In 15:30-32 Paul asks the Romans to pray on his behalf, that his trip to Jerusalem will go safely, that his collection for the poor will please the Jerusalem church, and that he will be able to visit Rome after his Jerusalem trip. We often forget that at its heart Romans is not a doctrinal treatise but a pastoral fundraising letter. Paul wants to visit so that he can use Rome as an operational base for a mission to Spain (15:23-24), just as Damascus, Antioch, and Ephesus have supported his work in the past. (Take a look at these cities on a map, and you'll see the pattern of aggressive territorial expansion.)

In the light of Romans' high-flying rhetoric and its unrivaled doctrinal influence, such a meek pastoral conclusion hardly commands our attention. However, let's look at that prayer more closely. It involves three basic petitions: (1) that Paul will escape harm, (2) that the church in Jerusalem will approve of his collection, and (3) that he'll be able to complete his mission by means of a journey to Rome. How well was that prayer "answered"?

(1) Most historians believe that Paul's journey to Jerusalem marked the beginning of the end for him. Paul was arrested in Jerusalem, and because he "appealed to Caesar" he was taken to Rome in Roman custody. Most traditions have it that Paul died during his imprisonment in Rome. So Paul did not escape harm.

(2) We'll assume that the Jerusalem church gladly accepted the offering, though quite a few historians discern a great deal of tension upon Paul's arrival. (Acts 21:17-26 provides a notoriously difficult account of Paul's visit with James.) We'll give the prayer the benefit of the doubt, and judge that Paul's offering was acceptable.

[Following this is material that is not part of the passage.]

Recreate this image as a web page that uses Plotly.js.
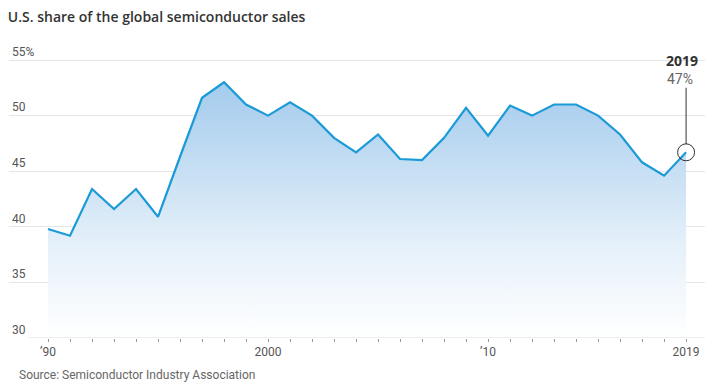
<!DOCTYPE html>
<html>
<head>
<meta charset="utf-8">
<script src="https://cdn.plot.ly/plotly-3.0.1.min.js"></script>
<style>html,body{margin:0;padding:0;background:#fff;}#chart{width:713px;height:391px;}</style>
</head>
<body>
<div id="chart"></div>
<script>
const years = [1990,1991,1992,1993,1994,1995,1996,1997,1998,1999,2000,2001,2002,2003,2004,2005,2006,2007,2008,2009,2010,2011,2012,2013,2014,2015,2016,2017,2018,2019];
const usShare = [39.8,39.2,43.4,41.6,43.4,40.9,46.3,51.6,53.0,51.0,50.0,51.2,50.0,48.0,46.7,48.3,46.1,46.0,48.0,50.7,48.2,50.9,50.0,51.0,51.0,50.0,48.3,45.8,44.6,46.7];
const yTicks = [30,35,40,45,50,55];
const yTickText = ['30','35','40','45','50','55%'];
const xTickVals = years;
const xTickText = years.map(y => y===1990 ? '\u201990' : y===2000 ? '2000' : y===2010 ? '\u201910' : y===2019 ? '2019' : '');
const lastYear = years[years.length-1];
const lastVal = usShare[usShare.length-1];

const traces = [
  {
    x: years, y: usShare, type: 'scatter', mode: 'lines',
    line: {color: '#1a9ad6', width: 2.2},
    fill: 'tozeroy',
    fillgradient: {type: 'vertical', start: 30, stop: 53,
      colorscale: [[0,'rgba(255,255,255,1)'],[0.35,'#e6f1fa'],[1,'#a4cbed']]},
    hoverinfo: 'skip'
  },
  {
    x: [lastYear], y: [lastVal], type: 'scatter', mode: 'markers',
    marker: {size: 17, color: 'rgba(0,0,0,0)', line: {color: '#333', width: 1}},
    hoverinfo: 'skip', cliponaxis: false
  }
];

const layout = {
  width: 713, height: 391,
  margin: {l: 9, r: 8, t: 44, b: 53},
  paper_bgcolor: '#fff', plot_bgcolor: '#fff',
  showlegend: false,
  font: {family: 'Roboto, sans-serif', color: '#555'},
  title: {text: 'U.S. share of the global semiconductor sales', x: 0.011, xanchor: 'left', y: 0.955, yanchor: 'middle',
    font: {family: 'Open Sans, sans-serif', size: 14, weight: 600, color: '#333'}},
  xaxis: {
    range: [1988.227, 2019.86], tickmode: 'array', tickvals: xTickVals, ticktext: xTickText,
    showgrid: false, zeroline: false, showline: false,
    ticks: 'outside', ticklen: 3, tickcolor: '#999', tickwidth: 1,
    tickfont: {size: 12, color: '#555'}, fixedrange: true
  },
  yaxis: {
    range: [30, 56.44], tickmode: 'array', tickvals: yTicks, ticktext: yTickText,
    ticklabelposition: 'inside top', showgrid: true, gridcolor: '#e6e6e6', gridwidth: 1,
    zeroline: false, showline: false, ticks: '',
    tickfont: {size: 12, color: '#555'}, fixedrange: true
  },
  shapes: [
    {type: 'line', xref: 'paper', yref: 'y', x0: 0.027, x1: 1, y0: 30, y1: 30, line: {color: '#dcdcdc', width: 1}, layer: 'above'}
  ],
  annotations: [
    {x: lastYear, y: lastVal, xref: 'x', yref: 'y', text: '', showarrow: true, arrowhead: 0,
     arrowwidth: 1, arrowcolor: '#333', ax: 0, ay: -66, standoff: 8},
    {x: lastYear, y: 55, xref: 'x', yref: 'y', yshift: 0, text: '<b>' + lastYear + '</b>', showarrow: false,
     xanchor: 'center', yanchor: 'middle', font: {size: 14, color: '#333', family: 'Open Sans, sans-serif'}, xshift: -4},
    {x: lastYear, y: 55, xref: 'x', yref: 'y', yshift: -19, text: Math.round(lastVal) + '%', showarrow: false,
     xanchor: 'center', yanchor: 'middle', font: {size: 14, color: '#666', family: 'Roboto, sans-serif'}, xshift: -6},
    {x: 0.011, y: -0.125, xref: 'paper', yref: 'paper', text: 'Source: Semiconductor Industry Association', showarrow: false,
     xanchor: 'left', yanchor: 'middle', font: {size: 12, color: '#666', family: 'Roboto, sans-serif'}}
  ]
};

Plotly.newPlot('chart', traces, layout, {displayModeBar: false, staticPlot: true});
</script>
</body>
</html>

(3) If Paul made it to Rome and carried on a mission there, he did so as a prisoner. Acts records such a ministry on Paul's behalf. Again, as Acts has it, Paul continued a robust ministry as a prisoner (28:30-31). So, Paul never uses Rome as a base for a mission to Spain, but he does carry on his mission in Rome.

Though every historical judgment in this post is open to challenge, I'll resist the temptation to turn this post into a research article. The point is: Paul's prayer met its fulfillment only partially and ironically.

What does this mean theologically? I don't have an answer for how prayer works, but Paul's prayer is suggestive. Prayer aligns us with the will of God, but it also opens up our lives to God's work. It does not seem that God micromanages the universe, but neither is God's will thwarted by the vagaries of fate. Paul may not have received the answer to prayer that he desired, but without a doubt he did wind up preaching the gospel in Rome.